# Exercise goal
From the entries below, pull out each line where "that" appears.

# Record excerpts
>>>

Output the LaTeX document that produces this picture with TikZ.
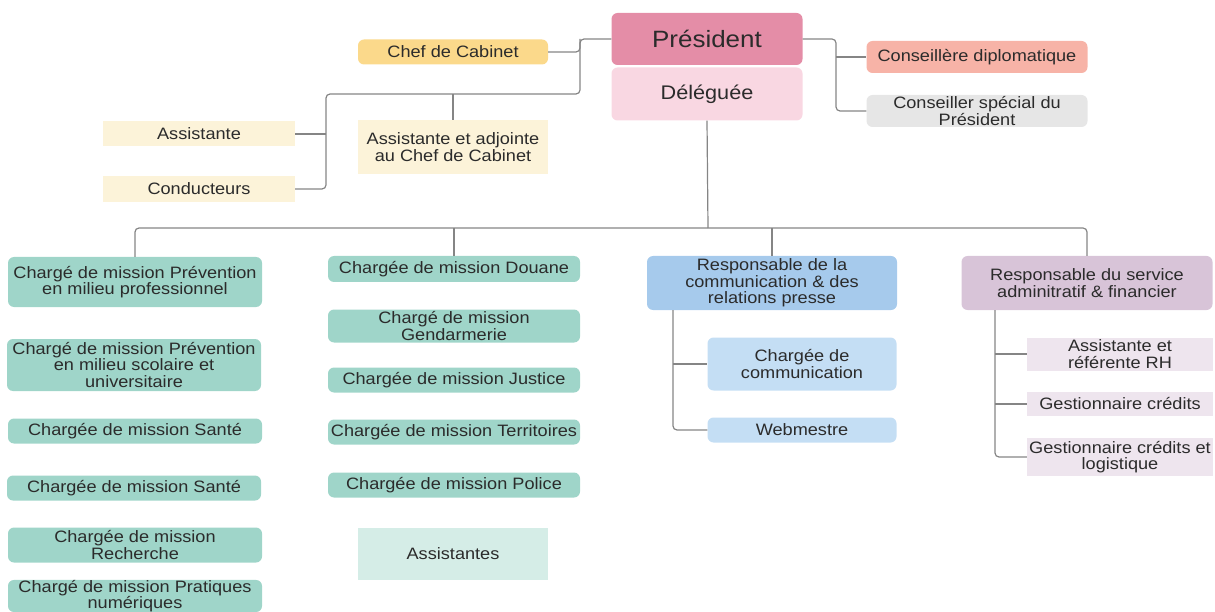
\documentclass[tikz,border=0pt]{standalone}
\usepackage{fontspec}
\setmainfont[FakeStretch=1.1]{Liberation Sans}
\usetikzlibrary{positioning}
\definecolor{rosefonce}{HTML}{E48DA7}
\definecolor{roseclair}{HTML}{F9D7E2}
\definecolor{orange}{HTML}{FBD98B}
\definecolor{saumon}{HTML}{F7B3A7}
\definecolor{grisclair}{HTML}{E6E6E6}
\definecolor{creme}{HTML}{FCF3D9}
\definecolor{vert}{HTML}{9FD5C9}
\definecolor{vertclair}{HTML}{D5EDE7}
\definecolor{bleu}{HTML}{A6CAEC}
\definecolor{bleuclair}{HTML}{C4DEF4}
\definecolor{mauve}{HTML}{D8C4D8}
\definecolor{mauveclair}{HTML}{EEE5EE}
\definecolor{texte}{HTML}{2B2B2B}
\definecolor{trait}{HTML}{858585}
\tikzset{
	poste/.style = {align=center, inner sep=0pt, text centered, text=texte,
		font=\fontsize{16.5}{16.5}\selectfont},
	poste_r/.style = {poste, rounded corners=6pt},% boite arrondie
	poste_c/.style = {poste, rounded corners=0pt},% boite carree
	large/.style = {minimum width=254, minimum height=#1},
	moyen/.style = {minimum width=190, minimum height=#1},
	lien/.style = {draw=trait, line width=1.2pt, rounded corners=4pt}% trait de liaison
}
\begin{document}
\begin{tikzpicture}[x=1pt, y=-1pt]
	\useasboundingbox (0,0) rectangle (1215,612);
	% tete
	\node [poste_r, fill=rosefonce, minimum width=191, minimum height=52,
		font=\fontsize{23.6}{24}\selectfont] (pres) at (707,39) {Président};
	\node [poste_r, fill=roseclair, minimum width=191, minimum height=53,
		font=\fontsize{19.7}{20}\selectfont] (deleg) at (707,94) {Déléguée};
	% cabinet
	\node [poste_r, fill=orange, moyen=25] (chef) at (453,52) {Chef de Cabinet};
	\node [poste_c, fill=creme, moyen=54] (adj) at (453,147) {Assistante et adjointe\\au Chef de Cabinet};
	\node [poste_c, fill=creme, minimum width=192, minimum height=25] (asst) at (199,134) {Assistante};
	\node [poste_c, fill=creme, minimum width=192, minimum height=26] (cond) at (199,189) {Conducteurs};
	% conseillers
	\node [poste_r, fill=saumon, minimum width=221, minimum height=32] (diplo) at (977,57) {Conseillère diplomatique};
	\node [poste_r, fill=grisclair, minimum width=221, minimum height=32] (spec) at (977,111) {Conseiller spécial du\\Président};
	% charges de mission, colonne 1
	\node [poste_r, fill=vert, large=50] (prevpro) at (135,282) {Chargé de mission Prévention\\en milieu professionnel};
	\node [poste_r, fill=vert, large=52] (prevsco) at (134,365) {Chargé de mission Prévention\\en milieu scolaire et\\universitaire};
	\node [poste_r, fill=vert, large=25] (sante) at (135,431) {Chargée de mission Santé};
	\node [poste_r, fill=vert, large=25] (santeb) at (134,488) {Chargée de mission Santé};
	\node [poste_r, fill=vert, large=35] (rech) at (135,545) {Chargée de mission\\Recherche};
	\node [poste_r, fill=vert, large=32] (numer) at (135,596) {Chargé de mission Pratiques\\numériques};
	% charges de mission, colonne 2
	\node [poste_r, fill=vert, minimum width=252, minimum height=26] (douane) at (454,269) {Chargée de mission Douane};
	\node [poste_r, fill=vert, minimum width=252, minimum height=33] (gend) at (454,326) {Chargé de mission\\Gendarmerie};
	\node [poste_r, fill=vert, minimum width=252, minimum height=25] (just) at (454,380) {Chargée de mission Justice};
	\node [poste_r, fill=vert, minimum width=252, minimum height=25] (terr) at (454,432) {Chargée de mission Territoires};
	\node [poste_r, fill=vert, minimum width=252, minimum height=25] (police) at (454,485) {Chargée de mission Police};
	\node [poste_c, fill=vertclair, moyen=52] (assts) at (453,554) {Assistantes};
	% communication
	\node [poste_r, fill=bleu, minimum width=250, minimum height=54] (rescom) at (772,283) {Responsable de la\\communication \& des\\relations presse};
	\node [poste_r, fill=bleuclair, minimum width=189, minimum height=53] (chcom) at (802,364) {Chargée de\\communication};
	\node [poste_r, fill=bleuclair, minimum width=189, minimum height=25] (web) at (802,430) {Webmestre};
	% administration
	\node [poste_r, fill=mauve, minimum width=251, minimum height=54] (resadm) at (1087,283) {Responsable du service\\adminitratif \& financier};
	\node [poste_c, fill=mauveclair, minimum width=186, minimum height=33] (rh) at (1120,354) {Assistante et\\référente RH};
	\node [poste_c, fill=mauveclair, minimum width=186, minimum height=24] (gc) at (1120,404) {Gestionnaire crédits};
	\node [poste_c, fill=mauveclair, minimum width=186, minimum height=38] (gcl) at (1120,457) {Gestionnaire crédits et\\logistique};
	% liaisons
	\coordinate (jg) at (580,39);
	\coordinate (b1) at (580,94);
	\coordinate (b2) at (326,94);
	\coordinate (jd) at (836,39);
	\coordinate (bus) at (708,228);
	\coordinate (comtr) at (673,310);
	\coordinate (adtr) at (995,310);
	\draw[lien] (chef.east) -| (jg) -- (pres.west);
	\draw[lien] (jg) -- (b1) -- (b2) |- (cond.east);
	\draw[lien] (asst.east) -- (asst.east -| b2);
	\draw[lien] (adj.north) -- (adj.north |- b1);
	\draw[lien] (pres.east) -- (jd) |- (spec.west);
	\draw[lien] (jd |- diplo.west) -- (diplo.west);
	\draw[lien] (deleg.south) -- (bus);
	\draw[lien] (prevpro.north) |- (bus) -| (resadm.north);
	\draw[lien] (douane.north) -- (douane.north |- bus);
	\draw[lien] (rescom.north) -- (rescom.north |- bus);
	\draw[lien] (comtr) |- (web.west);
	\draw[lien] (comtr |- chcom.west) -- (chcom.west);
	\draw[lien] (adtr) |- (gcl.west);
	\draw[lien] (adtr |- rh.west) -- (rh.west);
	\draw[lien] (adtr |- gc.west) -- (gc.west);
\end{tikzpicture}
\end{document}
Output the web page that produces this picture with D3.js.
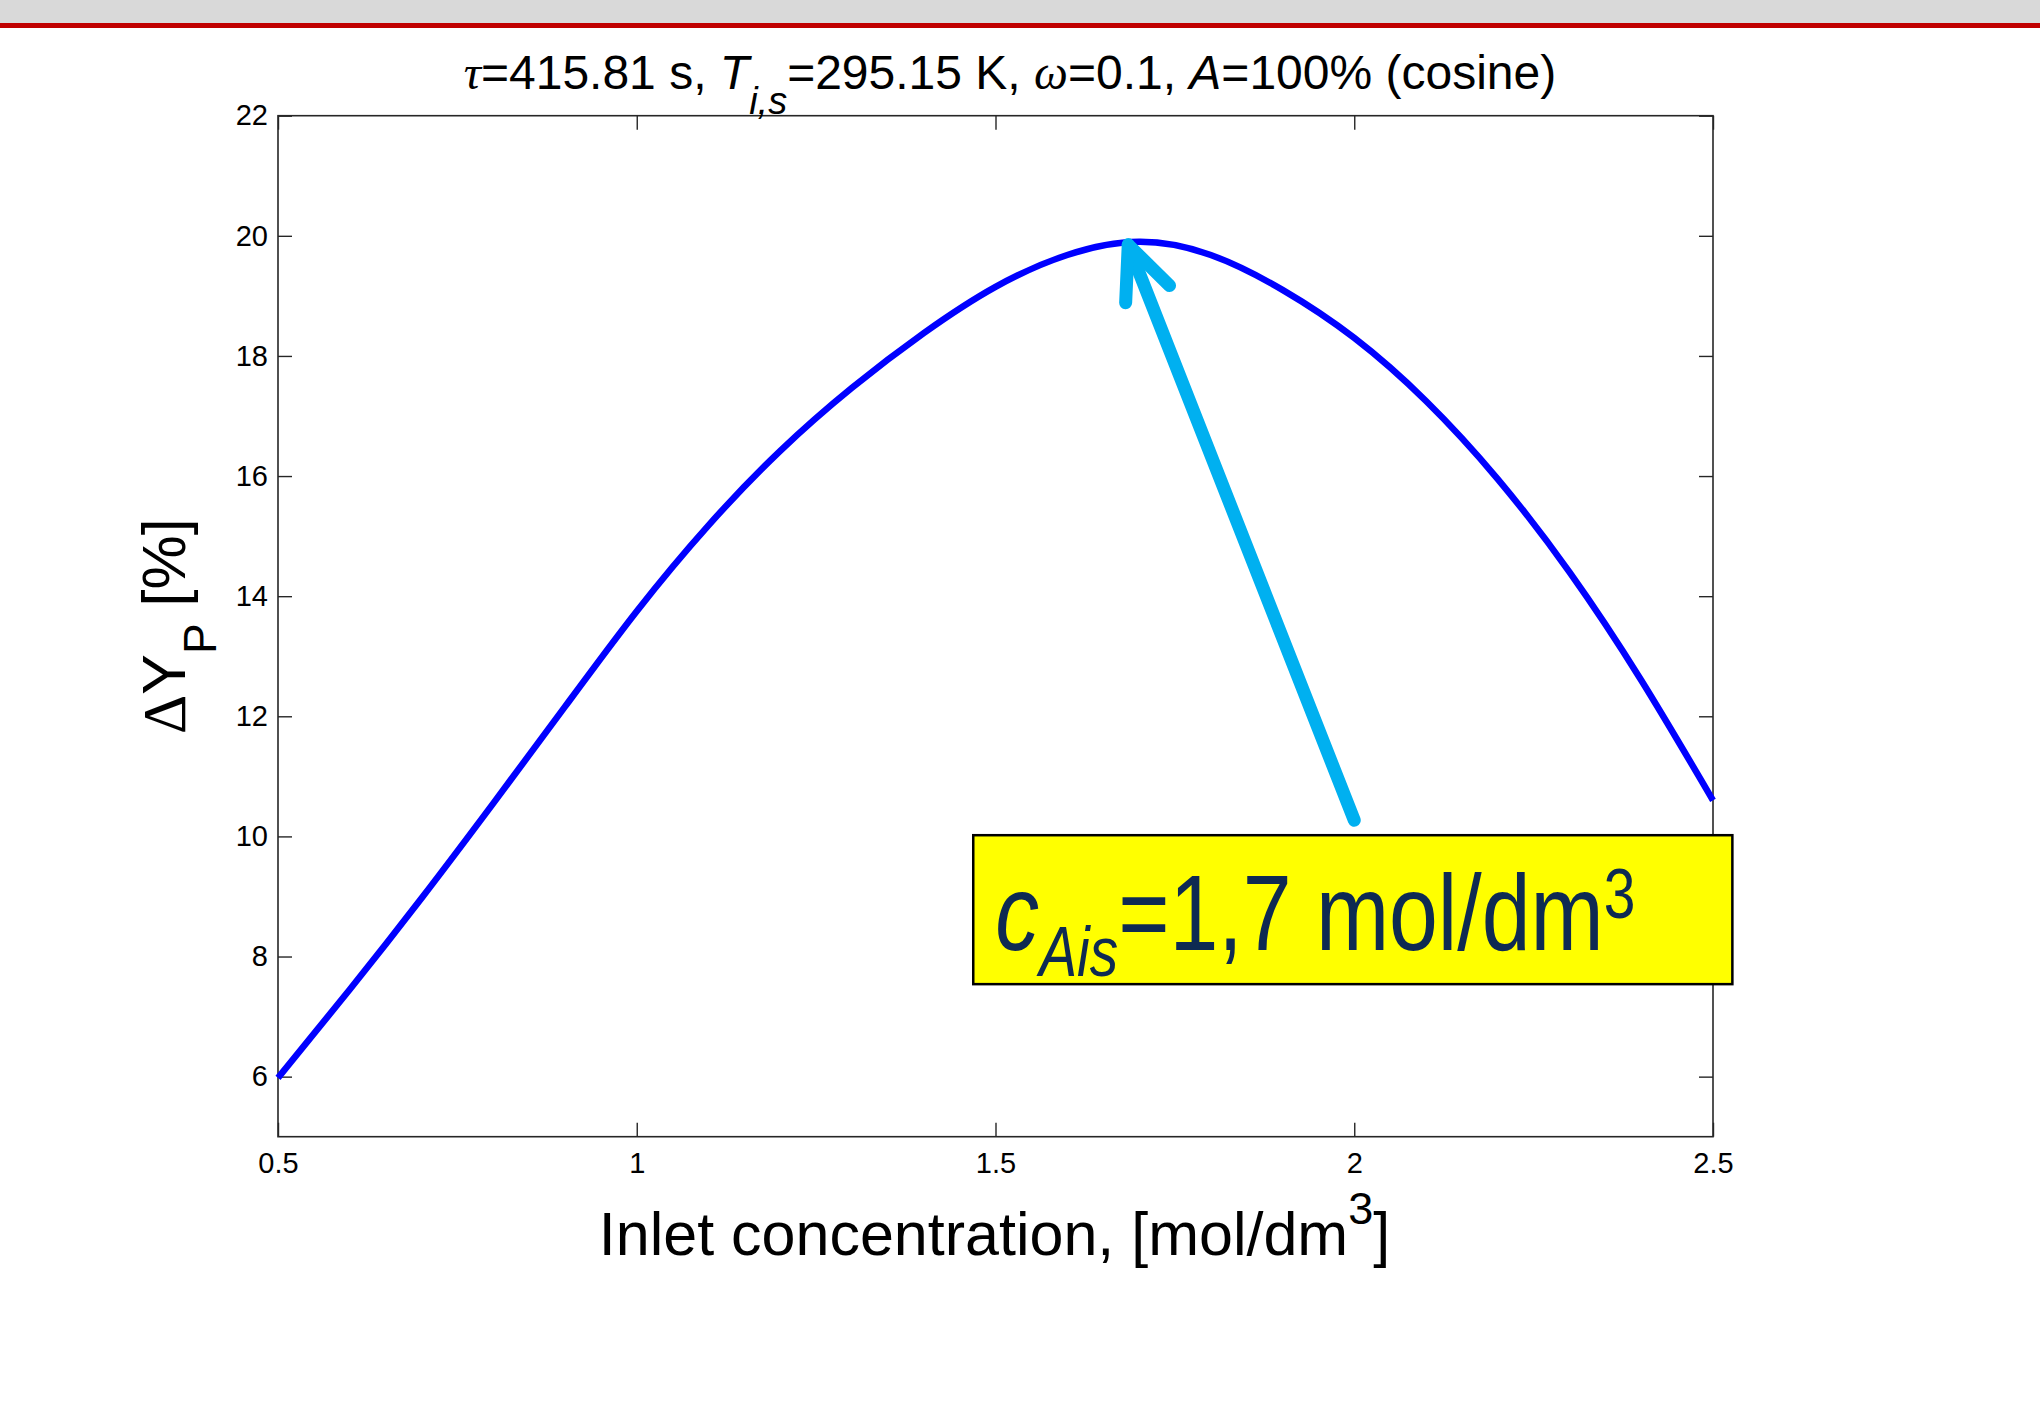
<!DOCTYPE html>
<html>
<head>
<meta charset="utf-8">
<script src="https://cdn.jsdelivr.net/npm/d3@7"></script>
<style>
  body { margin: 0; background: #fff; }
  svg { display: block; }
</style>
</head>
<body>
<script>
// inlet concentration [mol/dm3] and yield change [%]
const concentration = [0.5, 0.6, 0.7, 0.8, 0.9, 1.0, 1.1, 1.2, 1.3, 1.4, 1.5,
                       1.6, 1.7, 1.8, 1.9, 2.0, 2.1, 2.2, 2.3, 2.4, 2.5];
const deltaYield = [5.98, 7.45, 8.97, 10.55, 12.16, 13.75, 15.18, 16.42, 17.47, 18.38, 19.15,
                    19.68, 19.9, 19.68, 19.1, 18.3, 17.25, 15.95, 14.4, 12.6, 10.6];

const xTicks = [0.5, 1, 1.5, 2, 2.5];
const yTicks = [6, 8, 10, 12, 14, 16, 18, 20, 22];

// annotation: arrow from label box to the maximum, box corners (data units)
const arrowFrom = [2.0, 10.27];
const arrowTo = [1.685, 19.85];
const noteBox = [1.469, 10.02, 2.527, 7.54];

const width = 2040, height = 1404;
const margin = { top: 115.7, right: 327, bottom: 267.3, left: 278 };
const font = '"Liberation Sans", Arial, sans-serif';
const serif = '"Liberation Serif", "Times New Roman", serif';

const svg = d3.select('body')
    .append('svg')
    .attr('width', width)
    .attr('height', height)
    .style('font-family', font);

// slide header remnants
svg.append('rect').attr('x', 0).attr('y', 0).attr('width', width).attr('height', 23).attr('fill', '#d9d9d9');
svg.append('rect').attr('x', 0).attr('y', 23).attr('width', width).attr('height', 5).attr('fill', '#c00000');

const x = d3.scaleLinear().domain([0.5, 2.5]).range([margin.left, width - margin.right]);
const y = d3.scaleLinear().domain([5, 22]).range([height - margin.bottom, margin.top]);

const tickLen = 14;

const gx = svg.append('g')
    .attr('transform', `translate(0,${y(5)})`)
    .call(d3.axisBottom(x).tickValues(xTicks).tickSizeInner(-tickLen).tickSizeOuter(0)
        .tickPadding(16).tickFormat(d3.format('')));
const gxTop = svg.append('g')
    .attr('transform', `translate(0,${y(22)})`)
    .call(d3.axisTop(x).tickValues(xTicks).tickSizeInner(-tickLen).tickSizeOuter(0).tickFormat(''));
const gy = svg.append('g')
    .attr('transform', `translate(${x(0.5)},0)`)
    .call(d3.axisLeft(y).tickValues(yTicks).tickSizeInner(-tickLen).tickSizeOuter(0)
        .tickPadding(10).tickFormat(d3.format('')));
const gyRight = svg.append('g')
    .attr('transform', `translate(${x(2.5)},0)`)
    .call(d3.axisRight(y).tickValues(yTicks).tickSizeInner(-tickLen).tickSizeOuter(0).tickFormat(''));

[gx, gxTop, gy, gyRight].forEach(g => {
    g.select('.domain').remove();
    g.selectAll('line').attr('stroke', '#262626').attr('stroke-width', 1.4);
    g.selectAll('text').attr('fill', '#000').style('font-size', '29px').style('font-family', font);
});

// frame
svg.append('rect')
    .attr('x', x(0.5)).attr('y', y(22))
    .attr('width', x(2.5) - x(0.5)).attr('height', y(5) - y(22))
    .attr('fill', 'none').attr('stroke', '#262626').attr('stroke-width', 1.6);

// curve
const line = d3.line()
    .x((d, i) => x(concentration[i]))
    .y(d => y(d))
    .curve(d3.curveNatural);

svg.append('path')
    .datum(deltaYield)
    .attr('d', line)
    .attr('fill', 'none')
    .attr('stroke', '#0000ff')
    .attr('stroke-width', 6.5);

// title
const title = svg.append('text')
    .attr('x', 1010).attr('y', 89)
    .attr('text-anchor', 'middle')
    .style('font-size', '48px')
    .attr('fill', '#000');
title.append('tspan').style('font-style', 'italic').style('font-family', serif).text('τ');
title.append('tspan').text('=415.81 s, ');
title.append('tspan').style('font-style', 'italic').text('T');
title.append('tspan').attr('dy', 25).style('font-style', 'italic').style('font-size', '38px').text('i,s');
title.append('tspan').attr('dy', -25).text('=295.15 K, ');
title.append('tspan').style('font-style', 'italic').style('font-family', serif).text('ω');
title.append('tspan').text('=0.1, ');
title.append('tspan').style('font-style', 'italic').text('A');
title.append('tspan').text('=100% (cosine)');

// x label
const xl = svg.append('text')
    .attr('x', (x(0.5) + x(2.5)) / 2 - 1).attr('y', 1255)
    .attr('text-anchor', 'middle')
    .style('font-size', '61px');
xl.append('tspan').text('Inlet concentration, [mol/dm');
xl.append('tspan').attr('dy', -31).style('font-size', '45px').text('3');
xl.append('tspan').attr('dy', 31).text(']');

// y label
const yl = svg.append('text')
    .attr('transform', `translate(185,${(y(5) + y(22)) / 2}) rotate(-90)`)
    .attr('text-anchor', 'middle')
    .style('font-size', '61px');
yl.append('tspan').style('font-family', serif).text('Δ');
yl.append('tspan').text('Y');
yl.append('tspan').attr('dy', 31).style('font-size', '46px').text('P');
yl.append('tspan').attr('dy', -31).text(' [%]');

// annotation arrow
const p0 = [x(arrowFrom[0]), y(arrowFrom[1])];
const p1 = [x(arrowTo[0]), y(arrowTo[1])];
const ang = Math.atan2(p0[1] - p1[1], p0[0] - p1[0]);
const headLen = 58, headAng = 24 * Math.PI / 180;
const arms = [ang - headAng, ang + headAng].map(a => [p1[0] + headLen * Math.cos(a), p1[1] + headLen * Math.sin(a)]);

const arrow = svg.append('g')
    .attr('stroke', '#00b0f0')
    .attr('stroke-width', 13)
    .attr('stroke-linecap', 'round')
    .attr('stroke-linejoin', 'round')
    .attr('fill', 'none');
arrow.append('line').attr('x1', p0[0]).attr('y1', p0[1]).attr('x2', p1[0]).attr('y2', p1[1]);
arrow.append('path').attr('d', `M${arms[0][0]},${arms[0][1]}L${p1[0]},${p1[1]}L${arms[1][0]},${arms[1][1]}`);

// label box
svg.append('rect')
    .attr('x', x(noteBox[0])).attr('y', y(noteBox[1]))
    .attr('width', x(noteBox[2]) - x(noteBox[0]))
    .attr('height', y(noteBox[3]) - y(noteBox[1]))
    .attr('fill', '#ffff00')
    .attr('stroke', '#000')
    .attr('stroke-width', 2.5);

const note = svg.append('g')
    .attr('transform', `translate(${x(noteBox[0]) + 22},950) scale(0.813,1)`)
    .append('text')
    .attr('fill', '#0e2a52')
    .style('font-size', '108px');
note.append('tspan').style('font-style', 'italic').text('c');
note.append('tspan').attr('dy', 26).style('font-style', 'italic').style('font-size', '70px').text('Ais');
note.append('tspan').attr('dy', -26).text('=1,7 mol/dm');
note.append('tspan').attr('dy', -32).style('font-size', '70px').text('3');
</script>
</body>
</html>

<<<

# The solution
Output the LaTeX document that produces this picture with TikZ.
Output the web page that produces this picture with D3.js.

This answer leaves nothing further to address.